= Microsoft Manual of Style =

Formerly published document by Microsoft

The Microsoft Manual of Style: Your Everyday Guide to Usage, Terminology, and Style for Professional Technical Communications (MSTP), in former editions the Microsoft Manual of Style for Technical Publications, was a style guide published by Microsoft. The fourth edition, ISBN 0-7356-4871-9, was published in 2012. Microsoft employees and partners also had access to a Microsoft Compressed HTML Help (CHM) version.

In 2018, the book was replaced by a website, the Microsoft Writing Style Guide, joining other online guides like the Apple Style Guide and Google Developer Documentation Style Guide.

== History ==
- First Edition: Published in 1995 (ISBN 1-55615-939-0)
- Second Edition: Published in June 1998 (ISBN 1-57231-890-2)
- Third Edition: Published in June 2004 (ISBN 0-7356-1746-5)
- Fourth Edition: Published in January 2012 (ISBN 0-7356-4871-9)

== Purpose ==

Like any style guide, the MSTP establishes standards and serves as a reference for writers. The MSTP has the specific purpose of guiding technical writers, editors, and content managers working with Microsoft products. While the manual in some parts focuses on usage particular to these products, the guide also serves as a general tool for technical writers. Content ranges from specific instructions for naming particular elements of specific programs to general rules of grammar.

== Contents ==
The MSTP is divided into two parts, preceded by a foreword and introduction.

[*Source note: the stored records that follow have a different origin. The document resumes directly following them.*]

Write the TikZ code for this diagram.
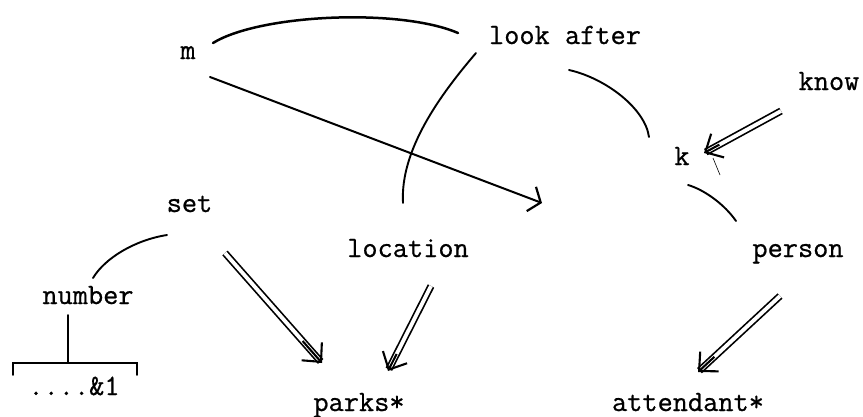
\documentclass[tikz,border=0pt]{standalone}
\usepackage{fontspec}
\setmonofont{Latin Modern Mono}[FakeBold=0.7]
\usetikzlibrary{arrows.meta,calc}
\tikzset{
  lbl/.style={anchor=base, inner sep=0pt, font=\ttfamily\fontsize{29.5}{33}\selectfont},
  hand/.style={line width=1.9pt, line cap=round},
  thickhand/.style={line width=2.5pt, line cap=round},
  dbl/.style={double, double distance=3.8pt, line width=1.7pt, shorten >=2pt},
  chev/.style={line width=2.1pt, -{Straight Barb[length=14pt,width=27pt,line width=2.1pt]}},
  sarrow/.style={line width=2pt, line cap=round, -{Straight Barb[length=10pt,width=26pt,line width=2.2pt]}},
}
\newcommand{\dblarrow}[2]{%
  \draw[dbl] #1 -- #2;
  \draw[chev] ($#1!0.8!#2$) -- #2;
}
\begin{document}
\begin{tikzpicture}[x=1pt,y=-1pt]
\useasboundingbox (0,0) rectangle (863,416);
% nodes
\node[lbl] (m) at (188,59) {m};
\node[lbl] (lookafter) at (565,44) {look after};
\node[lbl] (know) at (829,90) {know};
\node[lbl] (k) at (682,165) {k};
\node[lbl] (set) at (189.5,212) {set};
\node[lbl] (location) at (408,257) {location};
\node[lbl] (person) at (798,257) {person};
\node[lbl] (number) at (88,304) {number};
\node[lbl] (dots) at (74,395) {....\&1};
\node[lbl] (parks) at (359,411) {parks*};
\node[lbl] (attendant) at (688,411) {attendant*};
\coordinate (mend) at (542,203);
% single connectors
\draw[thickhand] ($(m.base)+(25,-16)$) .. controls (260,14) and (400,8) .. ($(lookafter.base)+(-107,-11)$);
\draw[sarrow] ($(m.base)+(22,18)$) -- (mend);
\draw[hand] ($(lookafter.base)+(-89,9)$) .. controls (440,95) and (400,150) .. ($(location.base)+(-5,-54)$);
\draw[hand] ($(lookafter.base)+(4,26)$) .. controls (605,78) and (645,108) .. ($(k.base)+(-33,-28)$);
\draw[hand] ($(k.base)+(6,20)$) .. controls (705,190) and (725,205) .. ($(person.base)+(-62,-36)$);
\draw[hand] ($(set.base)+(-22.5,23)$) .. controls (135,240) and (105,258) .. ($(number.base)+(5,-26)$);
% tree under number
\draw[hand] ($(number.base)+(-20,11)$) -- ($(dots.base)+(-6,-33)$);
\draw[hand] ($(dots.base)+(-61,-20)$) -- ($(dots.base)+(-61,-32)$) -- ($(dots.base)+(63,-32)$) -- ($(dots.base)+(63,-20)$);
% double arrows
\dblarrow{($(know.base)+(-48,21)$)}{($(k.base)+(22,-12)$)}
\draw[line width=0.6pt] ($(k.base)+(31,-7)$) -- ($(k.base)+(38,10)$);
\dblarrow{($(set.base)+(35.5,41)$)}{($(parks.base)+(-37,-48)$)}
\dblarrow{($(location.base)+(23,29)$)}{($(parks.base)+(29,-40)$)}
\dblarrow{($(person.base)+(-18,39)$)}{($(attendant.base)+(10,-39)$)}
\end{tikzpicture}
\end{document}
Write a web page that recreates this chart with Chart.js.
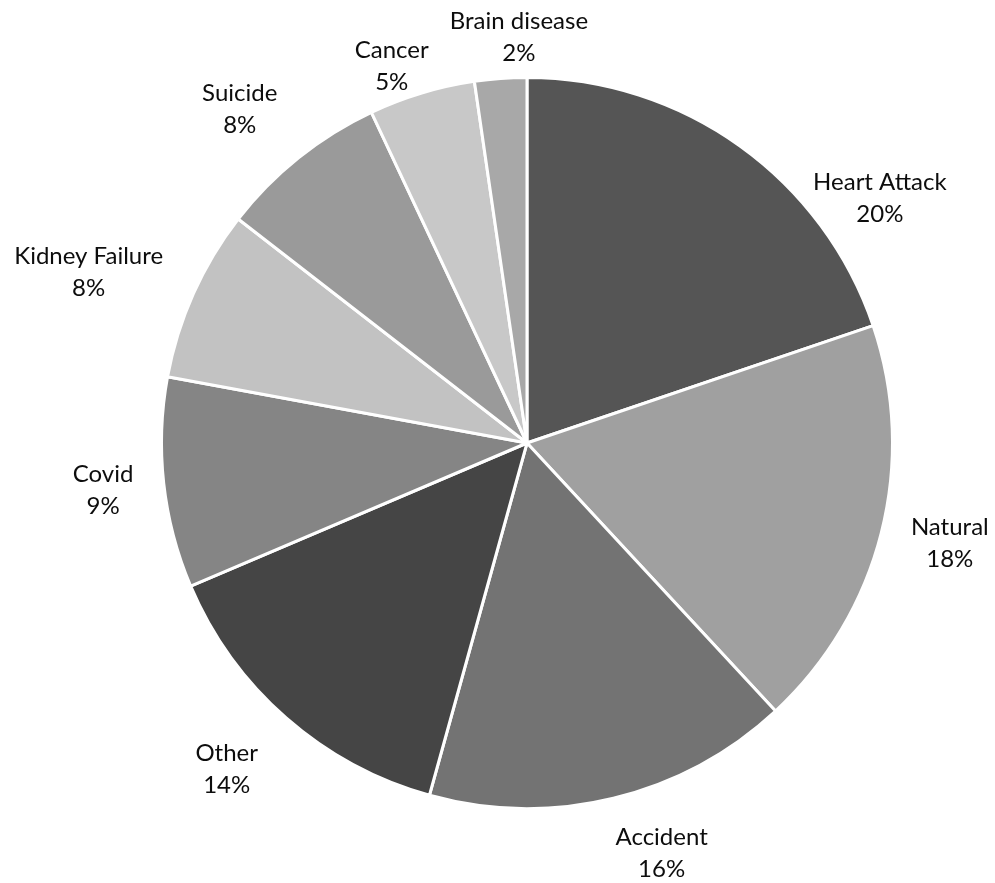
<!DOCTYPE html>
<html>
<head>
<meta charset="utf-8">
<script src="https://cdn.jsdelivr.net/npm/chart.js@4.4.1/dist/chart.umd.min.js"></script>
<style>
  html, body { margin: 0; padding: 0; background: #fff; }
  #wrap { width: 995px; height: 883px; }
</style>
</head>
<body>
<div id="wrap"><canvas id="myChart" width="995" height="883"></canvas></div>
<script>
// causes of death, share of total (%)
var causes = ['Heart Attack', 'Natural', 'Accident', 'Other', 'Covid', 'Kidney Failure', 'Suicide', 'Cancer', 'Brain disease'];
var shares = [19.8, 18.3, 16.2, 14.3, 9.3, 7.6, 7.5, 4.7, 2.3];
var greys = ['#555555', '#a0a0a0', '#737373', '#454545', '#858585', '#c2c2c2', '#9a9a9a', '#c8c8c8', '#a8a8a8'];

// label nudges: extra angle (deg) and distance past the rim (px)
var labelTurn = [19.6, -0.9, -4.5, 1.4, 0, -2.8, -2, -3, 3];
var labelDist = [64, 69, 66, 78, 61, 105, 75, 35, 40];

var outsideLabels = {
    id: 'outsideLabels',
    afterDatasetsDraw: function(chart) {
        var ctx = chart.ctx;
        var arcs = chart.getDatasetMeta(0).data;
        var total = shares.reduce(function(a, b) { return a + b; }, 0);
        ctx.save();
        ctx.font = '24px Lato';
        ctx.fillStyle = '#0d0d0d';
        ctx.textAlign = 'center';
        ctx.textBaseline = 'middle';
        arcs.forEach(function(arc, i) {
            var p = arc.getProps(['x', 'y', 'startAngle', 'endAngle', 'outerRadius'], true);
            var mid = (p.startAngle + p.endAngle) / 2 + labelTurn[i] * Math.PI / 180;
            var d = p.outerRadius + labelDist[i];
            var cx = p.x + Math.cos(mid) * d;
            var cy = p.y + Math.sin(mid) * d;
            var pct = Math.round(shares[i] / total * 100) + '%';
            ctx.fillText(causes[i], cx, cy - 16);
            ctx.fillText(pct, cx, cy + 16);
        });
        ctx.restore();
    }
};

var ctx = document.getElementById('myChart').getContext('2d');
var myPieChart = new Chart(ctx, {
    type: 'pie',
    data: {
        labels: causes,
        datasets: [{
            data: shares,
            backgroundColor: greys,
            borderColor: '#ffffff',
            borderWidth: 3
        }]
    },
    options: {
        responsive: false,
        devicePixelRatio: 1,
        animation: false,
        layout: { padding: { top: 76, bottom: 73, left: 160, right: 101 } },
        plugins: {
            legend: { display: false },
            tooltip: { enabled: false }
        }
    },
    plugins: [outsideLabels]
});
</script>
</body>
</html>
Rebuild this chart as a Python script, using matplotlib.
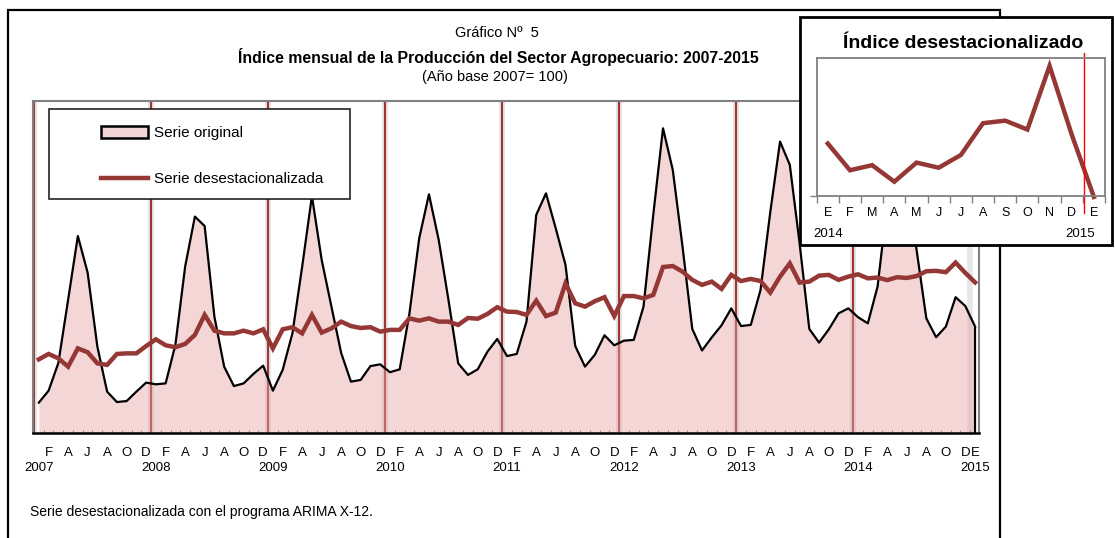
import numpy as np
import matplotlib
matplotlib.use("Agg")
import matplotlib.pyplot as plt
from matplotlib import font_manager
from matplotlib.patches import Rectangle, Patch
from matplotlib.lines import Line2D

# Índice mensual de la producción agropecuaria, ene-2007 a ene-2015 (base 2007=100)
serie_original = [
    75.8, 82.0, 96.4, 129.2, 162.4, 143.4, 104.9, 81.5, 76.1, 76.6, 81.5, 86.2,
    85.3, 85.8, 105.8, 146.5, 172.5, 167.6, 120.5, 94.5, 84.4, 85.8, 90.7, 95.0,
    82.0, 92.8, 111.8, 146.5, 183.2, 150.0, 125.7, 101.6, 86.7, 87.6, 94.8, 95.7,
    91.6, 93.1, 122.2, 161.2, 184.1, 160.4, 129.2, 96.2, 90.2, 93.1, 102.3, 108.9,
    100.0, 101.1, 117.9, 173.4, 184.6, 166.4, 147.4, 105.2, 94.5, 100.6, 110.8, 105.6,
    108.0, 108.4, 125.7, 173.4, 218.4, 196.8, 156.9, 114.1, 102.9, 109.7, 116.0, 124.8,
    115.6, 116.2, 134.4, 174.9, 211.5, 199.4, 158.8, 114.1, 107.0, 113.9, 122.2, 124.8,
    120.2, 117.0, 136.1, 179.6, 207.2, 189.0, 155.2, 119.6, 109.8, 115.3, 130.6, 126.0,
    115.3,
]
serie_desest = [
    98.3, 101.1, 98.8, 94.5, 104.0, 102.0, 96.2, 95.4, 101.1, 101.4, 101.4, 105.2,
    108.7, 105.6, 104.6, 106.3, 111.0, 121.4, 113.2, 111.8, 111.8, 113.2, 111.8, 113.9,
    104.0, 113.9, 115.0, 111.8, 121.4, 112.2, 114.4, 117.9, 115.6, 114.6, 115.0, 112.7,
    113.6, 113.6, 119.6, 118.4, 119.6, 117.9, 117.9, 116.2, 119.8, 119.4, 121.9, 125.4,
    123.1, 122.9, 121.4, 128.8, 120.8, 122.6, 137.8, 127.4, 125.7, 128.5, 130.6, 120.8,
    131.2, 131.2, 130.0, 131.8, 146.3, 146.8, 143.9, 139.6, 137.0, 138.7, 134.9, 142.2,
    139.0, 140.1, 139.0, 133.0, 141.3, 148.2, 138.2, 138.7, 141.8, 142.2, 139.6, 141.3,
    142.5, 140.4, 140.8, 139.5, 141.0, 140.6, 141.6, 144.1, 144.3, 143.6, 148.6, 143.2,
    138.3,
]
meses = ["E", "F", "M", "A", "M", "J", "J", "A", "S", "O", "N", "D"]
anios = ["2007", "2008", "2009", "2010", "2011", "2012", "2013", "2014", "2015"]
anios_recuadro = ["2014", "2015"]

ROJO = "#953735"
ROSA = "#E8A4A4"
LINEA_ANIO = "#A3302E"

available = {f.name for f in font_manager.fontManager.ttflist}
NARROW = "Liberation Sans Narrow" if "Liberation Sans Narrow" in available else "Liberation Sans"
SANS = "Liberation Sans"

fig = plt.figure(figsize=(11.15, 5.38), dpi=100)
W, H = 1115, 538


def fx(px):
    return px / W


def fy(py):
    return 1 - py / H


# marco exterior
fig.patches.append(Rectangle((fx(8), -0.05), fx(1000) - fx(8), fy(10) + 0.05,
                             transform=fig.transFigure, fill=False,
                             edgecolor="black", lw=1.6, zorder=1))

# --- grafico principal ---
ax = fig.add_axes([fx(33), fy(433), fx(979) - fx(33), fy(101) - fy(433)], zorder=0)
x = np.arange(len(serie_original))
ylo, yhi = 60, 232.6

for k in range(len(anios) - 1):
    ax.axvline(12 * k - 0.5, color="#dddddd", lw=4, zorder=0.5)
    ax.axvline(12 * k - 0.5, color=LINEA_ANIO, lw=1.4, zorder=1)
ax.axvline(12 * (len(anios) - 1) - 0.5, color="#e6e6e6", lw=4, zorder=0.5)

ax.fill_between(x, serie_original, ylo, color=ROSA, alpha=0.45, lw=0, zorder=2)
ax.plot(x, serie_original, color="black", lw=1.6, zorder=3)
ax.vlines(x[-1], ylo, serie_original[-1], color="black", lw=1.6, zorder=3)
ax.plot(x, serie_desest, color=ROJO, lw=3.2, zorder=4, solid_joinstyle="miter")

ax.set_xlim(-0.6, 96.4)
ax.set_ylim(ylo, yhi)
ax.set_yticks([])
for s in ["top", "right", "left"]:
    ax.spines[s].set_color("#808080")
    ax.spines[s].set_linewidth(1.5)
ax.spines["bottom"].set_color("black")
ax.spines["bottom"].set_linewidth(1.8)

pos = [i for i in x if i % 2 == 1] + [x[-1]]
lab = [meses[i % 12] for i in pos]
ax.set_xticks(pos)
ax.set_xticklabels(lab, fontsize=9.5, family=NARROW)
ax.tick_params(axis="x", which="major", length=0, pad=10)
ax.set_xticks(np.arange(-0.5, 96, 1), minor=True)
ax.tick_params(axis="x", which="minor", length=2.5, width=0.6, color="#555555", direction="in")

for k, a in enumerate(anios):
    ax.text(12 * k, -0.087, a, transform=ax.get_xaxis_transform(), ha="center",
            va="top", fontsize=9.5, family=NARROW)

# leyenda
ax.add_patch(Rectangle((0.0169, 0.705), 0.318, 0.271, transform=ax.transAxes,
                       facecolor="white", edgecolor="#222222", lw=1.2, zorder=5))
handles = [Patch(facecolor="#F0D6D6", edgecolor="black", lw=1.8),
           Line2D([], [], color=ROJO, lw=3.2)]
leg = ax.legend(handles, ["Serie original", "Serie desestacionalizada"],
                loc="upper left", bbox_to_anchor=(0.072, 0.925), frameon=False,
                prop={"family": NARROW, "size": 11}, handlelength=3.1,
                handleheight=0.8, handletextpad=0.35, labelspacing=2.1,
                borderpad=0, borderaxespad=0)
leg.set_zorder(6)

# titulos
fig.text(fx(497), fy(33), "Gráfico Nº  5", ha="center", va="center",
         fontsize=10.5, family=NARROW)
fig.text(fx(498), fy(57), "Índice mensual de la Producción del Sector Agropecuario: 2007-2015",
         ha="center", va="center", fontsize=11.4, fontweight="bold", family=NARROW)
fig.text(fx(495), fy(77), "(Año base 2007= 100)", ha="center", va="center",
         fontsize=10.5, family=NARROW)
fig.text(fx(30), fy(512), "Serie desestacionalizada con el programa ARIMA X-12.",
         ha="left", va="center", fontsize=10, family=SANS)

# --- recuadro ---
fig.patches.append(Rectangle((fx(800), fy(245)), fx(1112) - fx(800), fy(17) - fy(245),
                             transform=fig.transFigure, facecolor="white",
                             edgecolor="black", lw=2, zorder=2))
fig.text(fx(963), fy(43), "Índice desestacionalizado", ha="center", va="center",
         fontsize=14, fontweight="bold", family=SANS, zorder=4)

ax_in = fig.add_axes([fx(816.7), fy(195.7), fx(1105) - fx(816.7), fy(58.3) - fy(195.7)],
                     zorder=3)
ult = serie_desest[-13:]
xi = np.arange(len(ult))
ax_in.plot(xi, ult, color=ROJO, lw=3.2, clip_on=False, solid_joinstyle="miter")
ax_in.set_xlim(-0.5, 12.5)
ax_in.set_ylim(138.4, 149.2)
for s in ax_in.spines.values():
    s.set_color("#808080")
    s.set_linewidth(1.3)
ax_in.set_xticks(xi)
ax_in.set_xticklabels(meses + ["E"], fontsize=9, family=SANS)
ax_in.tick_params(axis="x", which="major", length=0, pad=8)
ax_in.set_xticks(np.arange(-0.5, 13, 1), minor=True)
ax_in.tick_params(axis="x", which="minor", length=5, width=1, color="#808080")
ax_in.set_yticks([138.4])
ax_in.set_yticklabels([])
ax_in.tick_params(axis="y", length=5, width=1, color="#808080")
ax_in.axvline(11.57, ymin=-0.126, ymax=1.04, color="red", lw=1, clip_on=False)
for xa, a in zip([0, 11.4], anios_recuadro):
    ax_in.text(xa, -0.235, a, transform=ax_in.get_xaxis_transform(), ha="center",
               va="top", fontsize=9.5, family=SANS)

fig.savefig("out.png", dpi=100)
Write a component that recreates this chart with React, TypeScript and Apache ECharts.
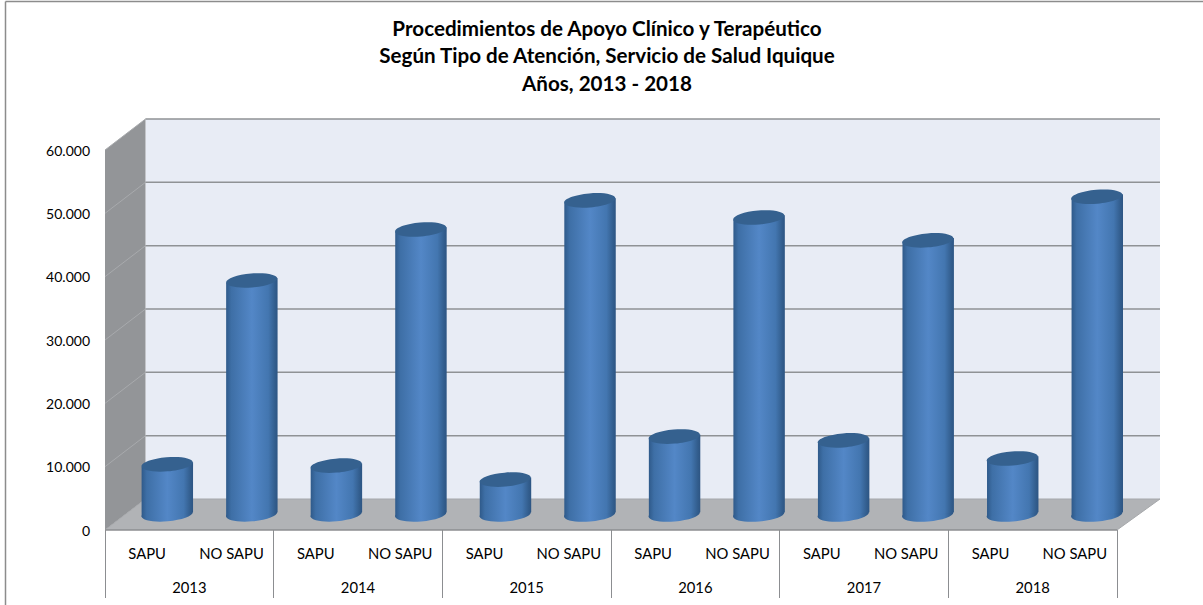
import React, { useEffect, useRef } from "react";
import * as echarts from "echarts";

const titleLines = [
  "Procedimientos de Apoyo Clínico y Terapéutico",
  "Según Tipo de Atención, Servicio de Salud Iquique",
  "Años, 2013 - 2018",
];
const years = ["2013", "2014", "2015", "2016", "2017", "2018"];
const categories = ["SAPU", "NO SAPU", "SAPU", "NO SAPU", "SAPU", "NO SAPU", "SAPU", "NO SAPU", "SAPU", "NO SAPU", "SAPU", "NO SAPU"];
const values = [7900, 36950, 7700, 45000, 5500, 49600, 12300, 46900, 11700, 43300, 8850, 50200];
const gridValues = [0, 10000, 20000, 30000, 40000, 50000, 60000];

const DX = 40.5;
const DXR = 43;
const DY = -31;
const FONT = "Lato, 'Open Sans', sans-serif";

const barFill = {
  type: "linear", x: 0, y: 0, x2: 1, y2: 0,
  colorStops: [
    { offset: 0, color: "#2f5a8a" },
    { offset: 0.1, color: "#3e6fa6" },
    { offset: 0.5, color: "#5387c7" },
    { offset: 0.82, color: "#4376b0" },
    { offset: 0.95, color: "#325d8d" },
    { offset: 1, color: "#2d5583" },
  ],
};

function renderWalls(params: any, api: any) {
  const cs = params.coordSys;
  const l = cs.x, r = cs.x + cs.width, t = cs.y, b = cs.y + cs.height;
  return {
    type: "group",
    children: [
      { type: "polygon", shape: { points: [[l + DX, t + DY], [r + DXR, t + DY], [r + DXR, b + DY], [l + DX, b + DY]] }, style: { fill: "#e8ecf5" } },
      { type: "polygon", shape: { points: [[l, t], [l + DX, t + DY], [l + DX, b + DY], [l, b]] }, style: { fill: "#939598" } },
      { type: "polygon", shape: { points: [[l, b], [l + DX, b + DY], [r + DXR, b + DY], [r, b]] }, style: { fill: "#b1b3b6" } },
    ],
  };
}

function renderGridLine(params: any, api: any) {
  const cs = params.coordSys;
  const y = api.coord([0, api.value(0)])[1];
  const l = cs.x, r = cs.x + cs.width;
  const isFloor = api.value(0) === 0;
  return {
    type: "group",
    children: isFloor
      ? [
          { type: "line", shape: { x1: l, y1: y, x2: l + DX, y2: y + DY }, style: { stroke: "#a6a8ab", lineWidth: 1 } },
          { type: "line", shape: { x1: l + DX, y1: y + DY, x2: r + DXR, y2: y + DY }, style: { stroke: "#a6a8ab", lineWidth: 1 } },
          { type: "line", shape: { x1: r, y1: y, x2: r + DXR, y2: y + DY }, style: { stroke: "#a6a8ab", lineWidth: 1 } },
          { type: "line", shape: { x1: l, y1: y, x2: r, y2: y }, style: { stroke: "#8c8e91", lineWidth: 1.5 } },
        ]
      : [
          { type: "line", shape: { x1: l, y1: y, x2: l + DX, y2: y + DY }, style: { stroke: "#a8aaad", lineWidth: 1 } },
          { type: "line", shape: { x1: l + DX, y1: y + DY, x2: r + DXR, y2: y + DY }, style: { stroke: "#8f9295", lineWidth: 1.5 } },
        ],
  };
}

function renderCylinder(params: any, api: any) {
  const cs = params.coordSys;
  const p = api.coord([api.value(0), api.value(1)]);
  const base = api.coord([api.value(0), 0]);
  const band = api.size([1, 0])[0];
  const frac = (p[0] - cs.x) / cs.width;
  const cx = p[0] + DX / 2 - 0.2 + (DXR - DX) * frac;
  const yt = p[1] + DY / 2;
  const yb = base[1] + DY / 2;
  const rx = band * 0.305;
  const ry = 7;
  const tilt = 2.2;
  const rot = Math.atan2(tilt, rx);
  return {
    type: "group",
    children: [
      { type: "ellipse", shape: { cx, cy: yb, rx, ry }, rotation: rot, originX: cx, originY: yb, style: { fill: barFill } },
      { type: "polygon", shape: { points: [[cx - rx, yt + tilt], [cx + rx, yt - tilt], [cx + rx, yb - tilt], [cx - rx, yb + tilt]] }, style: { fill: barFill } },
      { type: "ellipse", shape: { cx, cy: yt, rx, ry }, rotation: rot, originX: cx, originY: yt, style: { fill: "#35618f" } },
    ],
  };
}

export default function App() {
  const ref = useRef<HTMLDivElement>(null);
  useEffect(() => {
    const chart = echarts.init(ref.current!, undefined, { renderer: "svg" });
    chart.setOption({
      animation: false,
      backgroundColor: "#ffffff",
      title: {
        text: titleLines.join("\n"),
        left: 602,
        top: 9,
        textAlign: "center",
        textStyle: { fontFamily: FONT, fontSize: 20.6, fontWeight: "bold", color: "#000000", lineHeight: 27.5 },
      },
      graphic: [
        { type: "line", shape: { x1: 5.5, y1: 1.5, x2: 1203, y2: 1.5 }, style: { stroke: "#8c8c8c", lineWidth: 1.5 } },
        { type: "line", shape: { x1: 5.5, y1: 1.5, x2: 5.5, y2: 605 }, style: { stroke: "#8c8c8c", lineWidth: 1.5 } },
      ],
      grid: { left: 105, right: 86, top: 150, bottom: 75, containLabel: false },
      xAxis: [
        {
          type: "category",
          data: categories,
          position: "bottom",
          axisLine: { show: false },
          axisTick: { show: false },
          axisLabel: { interval: 0, margin: 15, fontFamily: FONT, fontSize: 14.8, color: "#000000" },
        },
        {
          type: "category",
          data: years,
          position: "bottom",
          axisLine: { show: false },
          axisTick: { show: true, length: 68, lineStyle: { color: "#8c8e91", width: 1 } },
          axisLabel: { interval: 0, margin: 49, fontFamily: FONT, fontSize: 14.8, color: "#000000" },
        },
      ],
      yAxis: {
        type: "value",
        min: 0,
        max: 60000,
        interval: 10000,
        axisLine: { show: false },
        axisTick: { show: false },
        splitLine: { show: false },
        axisLabel: {
          margin: 15,
          fontFamily: FONT,
          fontSize: 14,
          color: "#000000",
          padding: [2, 0, 0, 0],
          formatter: (v: number) => String(v).replace(/\B(?=(\d{3})+$)/g, "."),
        },
      },
      series: [
        { type: "custom", name: "walls", z: 1, silent: true, data: [[0, 0]], encode: { x: 0, y: 1 }, renderItem: renderWalls },
        { type: "custom", name: "grid", z: 2, silent: true, data: gridValues.map((v) => [v]), encode: { y: 0 }, renderItem: renderGridLine },
        { type: "custom", name: "Procedimientos", z: 3, data: values.map((v, i) => [i, v]), encode: { x: 0, y: 1 }, renderItem: renderCylinder },
      ],
    });
    return () => chart.dispose();
  }, []);
  return <div ref={ref} style={{ position: "fixed", left: 0, top: 0, width: 1203, height: 605 }} />;
}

Part 1 is titled "General Topics" and is sub-divided into the following 11 chapters:
1. Content for the web: Defines parameters for all types of web content, including web, video, blog, international considerations and accessibility and legal considerations.
2. Microsoft style and voice: Basic principles and style guide.
3. Content for a worldwide audience: Provides instructions for ensuring that documents will be understood throughout the world by avoiding local references and making texts easy to translate.
4. Accessible Content: Talks about accessibility in all areas including design, graphics and text; refers to acceptable terminology.
5. The user interface: Provides standardized names for elements of the Microsoft user interface.
6. Procedures and technical content: Provides guidelines for consistent formatting of procedures and other technical content to help users find important information quickly and efficiently
7. Practical issues of style: Points out common problems ranging from capitalization to the formatting of style elements such as dates, numbers, and measurements.
8. Grammar: Contains sections on the general usage of verbs and nouns.
9. Punctuation: Contains information about using punctuation.
10. Indexes and keywords: Provides guidelines for indexing and/or attributing content to ensure that it is discoverable for users.
11. Acronyms and other abbreviations: Provides guidelines on consistent use of acronyms and abbreviations, including how and when to use them to avoid confusion. It also contains a list of acronyms and abbreviations.

Part 2 is an alphabetically arranged "Usage Dictionary" of terms commonly used in technical writing.